Good Column Selection: Polarity vs Selectivity

When it comes to selecting the best GC column for your analysis, understanding the concepts of polarity and selectivity is crucial. While often used interchangeably, they have distinct meanings in the context of gas chromatography. Let's explore how you can make informed decisions for column selection.

Overview

Polarity and selectivity are often regarded as interchangeable, however in practice they are quite different when looking at gas chromatography. Selectivity refers to the difference in retention factors between two peaks whilst polarity is an assigned value specific to a GC column, based on an assignment using solute-solvent properties. With a plethora of GC phases available to an analyst, how can you ensure you are selecting the best stationary phase for your method?

Tip

Resolution between compounds is primarily determined by the selectivity of the stationary phase, and your choice will have the largest effect on this. Column selectivity is unique to column polarity, but it is important to also ensure the polarity of the phase you select is appropriate to the compound types you are analyzing. For example, if you have a selection of mid-polarity compounds generally these will resolve best on a mid-polarity column. What is important when selecting a stationary phase is to consider that two columns with almost equivalent polarity can offer very different selectivities. If we consider the ZebronTM ZB-35 and ZB-1701, which have polarity indexes of 18 and 19 respectively, due to their very different stationary phases they work in different ways depending on the class of compound in question.

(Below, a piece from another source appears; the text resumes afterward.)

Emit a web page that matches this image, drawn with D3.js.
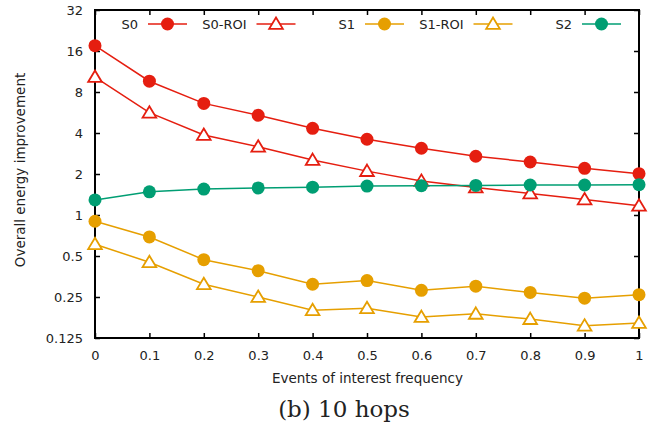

Using PAHs as an example we can see the different selectivity profiles for these hugely aromatic compounds, with the ZB-1701 and its higher level of aromaticity giving better resolution, specifically of the critical pair of dibenzeno[a,h]acridine and dibenzeno[a,j]acridine (Fig. 1) when run using the same column dimensions and temperature profile.

In GC, 3 types of interactions are important for selectivity:

1. Van der Waals Interactions, which occur between non- polar groups on the phase and non- polar compounds.
2. Dipole-dipole interactions, which can assist with separating compounds with similar boiling points where their chemical structures are different.
3. Hydrogen bonding, which can be a powerful tool for polar compounds. It can also lead to poor peak shape if not controlled appropriately.

When selecting the most appropriate GC column for your application, polarity should be considered first, and using a column which matches your compound polarity is generally advised. Once this is selected, elution order of your compounds is primarily determined by boiling point and in general compounds with lower boiling points will elute earlier than those with higher boiling points. The caveat to this is when the lower boiling compound has more interaction with the stationary phase than the higher boiling compound. For a purely boiling point based separation you would be looking to use a stationary phase such as the ZB-1 which is 100% dimethylpolysiloxane – where Van De Waals forces form the main interaction between the analytes and the stationary phase.